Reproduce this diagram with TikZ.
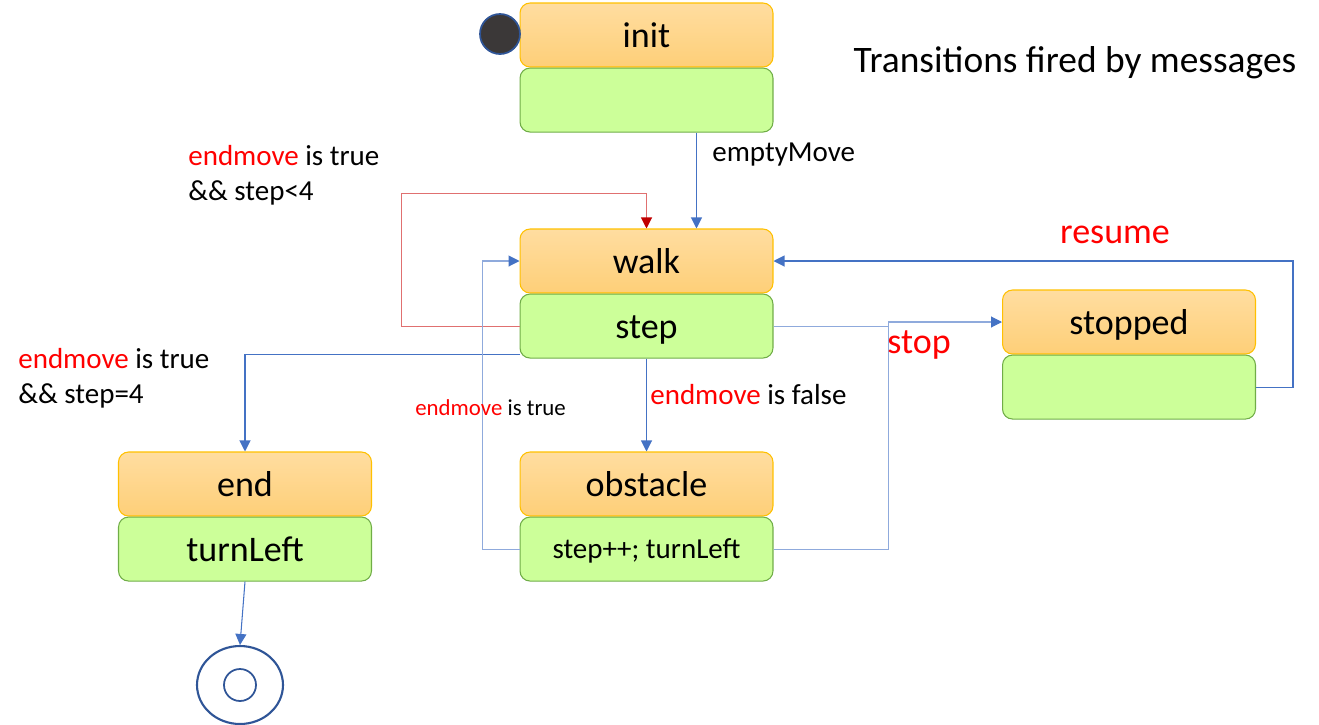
\documentclass[tikz,border=0pt]{standalone}
\usepackage{fontspec}
\setmainfont{Carlito}
\usetikzlibrary{arrows.meta,positioning,shapes.geometric}

\definecolor{hdtop}{HTML}{FFDDA0}
\definecolor{hdbot}{HTML}{FECF78}
\definecolor{hdline}{HTML}{FFC000}
\definecolor{bdfill}{HTML}{CCFF99}
\definecolor{bdline}{HTML}{70AD47}
\definecolor{arrblue}{HTML}{4472C4}
\definecolor{paleblue}{HTML}{8FAADC}
\definecolor{loopred}{HTML}{E07070}
\definecolor{tipred}{HTML}{C00000}
\definecolor{msgred}{HTML}{FF0000}
\definecolor{startfill}{HTML}{3B3838}
\definecolor{ringblue}{HTML}{2F5597}

\newcommand{\statefont}{\fontsize{20.5}{24}\selectfont}
\newcommand{\guardfont}{\fontsize{16.5}{20}\selectfont}
\newcommand{\notefont}{\fontsize{13}{16}\selectfont}

\begin{document}
\begin{tikzpicture}[
  x=0.02cm, y=-0.02cm,
  >={Triangle[length=0.22cm,width=0.22cm]},
  head/.style={rectangle, rounded corners=0.2cm, draw=hdline, line width=0.6pt,
    top color=hdtop, bottom color=hdbot, minimum width=5.06cm, minimum height=1.28cm,
    inner sep=0pt, font=\statefont, text height=0.6cm, text depth=0.12cm},
  body/.style={rectangle, rounded corners=0.2cm, draw=bdline, fill=bdfill, line width=0.6pt,
    minimum width=5.06cm, minimum height=1.28cm, inner sep=0pt, font=\statefont,
    text height=0.6cm, text depth=0.12cm},
  flow/.style={->, arrblue, line width=0.6pt},
  flowpale/.style={-{Triangle[length=0.22cm,width=0.22cm,color=arrblue]}, paleblue, line width=0.6pt},
  selfloop/.style={-{Triangle[length=0.22cm,width=0.22cm,color=tipred]}, loopred, line width=0.6pt},
  guard/.style={font=\guardfont, inner sep=0pt, align=left},
  msg/.style={font=\statefont, text=msgred, inner sep=0pt}
]
  \useasboundingbox (0,0) rectangle (1319,724);

  % states: header + activity
  \node[head] (initT) at (646.5,35) {init};
  \node[body, below=0pt of initT] (initB) {};
  \node[head] (walkT) at (646.5,261) {walk};
  \node[body, below=0pt of walkT] (walkB) {step};
  \node[head] (stopT) at (1129,322) {stopped};
  \node[body, below=0pt of stopT] (stopB) {};
  \node[head] (endT) at (245,484) {end};
  \node[body, below=0pt of endT] (endB) {turnLeft};
  \node[head] (obsT) at (646.5,484) {obstacle};
  \node[body, below=0pt of obsT, font=\guardfont, text height=0.45cm, text depth=0.09cm] (obsB) {step++; turnLeft};

  % pseudo states
  \node[circle, draw=ringblue, fill=startfill, line width=1pt, minimum size=0.8cm, inner sep=0pt] (start) at (500,34) {};
  \node[ellipse, draw=ringblue, line width=1.2pt, minimum width=1.72cm, minimum height=1.56cm, inner sep=0pt] (final) at (240,685) {};
  \node[circle, draw=ringblue, line width=1pt, minimum size=0.64cm, inner sep=0pt] (finalIn) at (final) {};

  % transitions
  \draw[flow] ([xshift=1cm]initB.south) -- ([xshift=1cm]walkT.north);
  \draw[selfloop] (walkB.west) -| ++(-118,-133) -| (walkT.north);
  \draw[flow] ([yshift=0.08cm]walkB.south west) -| (endT.north);
  \draw[flow] (walkB.south) -- (obsT.north);
  \draw[flowpale] (obsB.west) -- ++(-37,0) |- (walkT.west);
  \draw[flowpale] (obsB.east) -- ++(115,0) |- (stopT.west);
  \draw[paleblue, line width=0.6pt] (walkB.east) -- ++(115,0);
  \draw[flow] (stopB.east) -- ++(37,0) |- (walkT.east);
  \draw[flow] (endB.south) -- (final.north);

  % labels
  \node[guard, anchor=west] (lblEmpty) at (712,155) {emptyMove};
  \node[guard, anchor=west] (lblLoop) at (188,175) {\textcolor{msgred}{endmove} is true\\\&\& step<4};
  \node[guard, anchor=west] (lblEnd) at (18,378) {\textcolor{msgred}{endmove} is true\\\&\& step=4};
  \node[guard, anchor=west] (lblObs) at (650,395) {\textcolor{msgred}{endmove} is false};
  \node[font=\notefont, inner sep=0pt, anchor=west] (lblBack) at (415,408) {\textcolor{msgred}{endmove} is true};
  \node[msg, anchor=west] (lblStop) at (887,345) {stop};
  \node[msg] (lblResume) at (1115,235) {resume};
  \node[font=\fontsize{21.3}{25}\selectfont, inner sep=0pt] (title) at (1075,63) {Transitions fired by messages};
\end{tikzpicture}
\end{document}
▬▬▬
Transcribe the preceding listing in its entirety and with exact wording, leaving out pictures.

**Output of the exercise**.
Reproduce this diagram with TikZ.
\documentclass[tikz,border=0pt]{standalone}
\usepackage{fontspec}
\setmainfont{Carlito}
\usetikzlibrary{arrows.meta,positioning,shapes.geometric}

\definecolor{hdtop}{HTML}{FFDDA0}
\definecolor{hdbot}{HTML}{FECF78}
\definecolor{hdline}{HTML}{FFC000}
\definecolor{bdfill}{HTML}{CCFF99}
\definecolor{bdline}{HTML}{70AD47}
\definecolor{arrblue}{HTML}{4472C4}
\definecolor{paleblue}{HTML}{8FAADC}
\definecolor{loopred}{HTML}{E07070}
\definecolor{tipred}{HTML}{C00000}
\definecolor{msgred}{HTML}{FF0000}
\definecolor{startfill}{HTML}{3B3838}
\definecolor{ringblue}{HTML}{2F5597}

\newcommand{\statefont}{\fontsize{20.5}{24}\selectfont}
\newcommand{\guardfont}{\fontsize{16.5}{20}\selectfont}
\newcommand{\notefont}{\fontsize{13}{16}\selectfont}

\begin{document}
\begin{tikzpicture}[
  x=0.02cm, y=-0.02cm,
  >={Triangle[length=0.22cm,width=0.22cm]},
  head/.style={rectangle, rounded corners=0.2cm, draw=hdline, line width=0.6pt,
    top color=hdtop, bottom color=hdbot, minimum width=5.06cm, minimum height=1.28cm,
    inner sep=0pt, font=\statefont, text height=0.6cm, text depth=0.12cm},
  body/.style={rectangle, rounded corners=0.2cm, draw=bdline, fill=bdfill, line width=0.6pt,
    minimum width=5.06cm, minimum height=1.28cm, inner sep=0pt, font=\statefont,
    text height=0.6cm, text depth=0.12cm},
  flow/.style={->, arrblue, line width=0.6pt},
  flowpale/.style={-{Triangle[length=0.22cm,width=0.22cm,color=arrblue]}, paleblue, line width=0.6pt},
  selfloop/.style={-{Triangle[length=0.22cm,width=0.22cm,color=tipred]}, loopred, line width=0.6pt},
  guard/.style={font=\guardfont, inner sep=0pt, align=left},
  msg/.style={font=\statefont, text=msgred, inner sep=0pt}
]
  \useasboundingbox (0,0) rectangle (1319,724);

  % states: header + activity
  \node[head] (initT) at (646.5,35) {init};
  \node[body, below=0pt of initT] (initB) {};
  \node[head] (walkT) at (646.5,261) {walk};
  \node[body, below=0pt of walkT] (walkB) {step};
  \node[head] (stopT) at (1129,322) {stopped};
  \node[body, below=0pt of stopT] (stopB) {};
  \node[head] (endT) at (245,484) {end};
  \node[body, below=0pt of endT] (endB) {turnLeft};
  \node[head] (obsT) at (646.5,484) {obstacle};
  \node[body, below=0pt of obsT, font=\guardfont, text height=0.45cm, text depth=0.09cm] (obsB) {step++; turnLeft};

  % pseudo states
  \node[circle, draw=ringblue, fill=startfill, line width=1pt, minimum size=0.8cm, inner sep=0pt] (start) at (500,34) {};
  \node[ellipse, draw=ringblue, line width=1.2pt, minimum width=1.72cm, minimum height=1.56cm, inner sep=0pt] (final) at (240,685) {};
  \node[circle, draw=ringblue, line width=1pt, minimum size=0.64cm, inner sep=0pt] (finalIn) at (final) {};

  % transitions
  \draw[flow] ([xshift=1cm]initB.south) -- ([xshift=1cm]walkT.north);
  \draw[selfloop] (walkB.west) -| ++(-118,-133) -| (walkT.north);
  \draw[flow] ([yshift=0.08cm]walkB.south west) -| (endT.north);
  \draw[flow] (walkB.south) -- (obsT.north);
  \draw[flowpale] (obsB.west) -- ++(-37,0) |- (walkT.west);
  \draw[flowpale] (obsB.east) -- ++(115,0) |- (stopT.west);
  \draw[paleblue, line width=0.6pt] (walkB.east) -- ++(115,0);
  \draw[flow] (stopB.east) -- ++(37,0) |- (walkT.east);
  \draw[flow] (endB.south) -- (final.north);

  % labels
  \node[guard, anchor=west] (lblEmpty) at (712,155) {emptyMove};
  \node[guard, anchor=west] (lblLoop) at (188,175) {\textcolor{msgred}{endmove} is true\\\&\& step<4};
  \node[guard, anchor=west] (lblEnd) at (18,378) {\textcolor{msgred}{endmove} is true\\\&\& step=4};
  \node[guard, anchor=west] (lblObs) at (650,395) {\textcolor{msgred}{endmove} is false};
  \node[font=\notefont, inner sep=0pt, anchor=west] (lblBack) at (415,408) {\textcolor{msgred}{endmove} is true};
  \node[msg, anchor=west] (lblStop) at (887,345) {stop};
  \node[msg] (lblResume) at (1115,235) {resume};
  \node[font=\fontsize{21.3}{25}\selectfont, inner sep=0pt] (title) at (1075,63) {Transitions fired by messages};
\end{tikzpicture}
\end{document}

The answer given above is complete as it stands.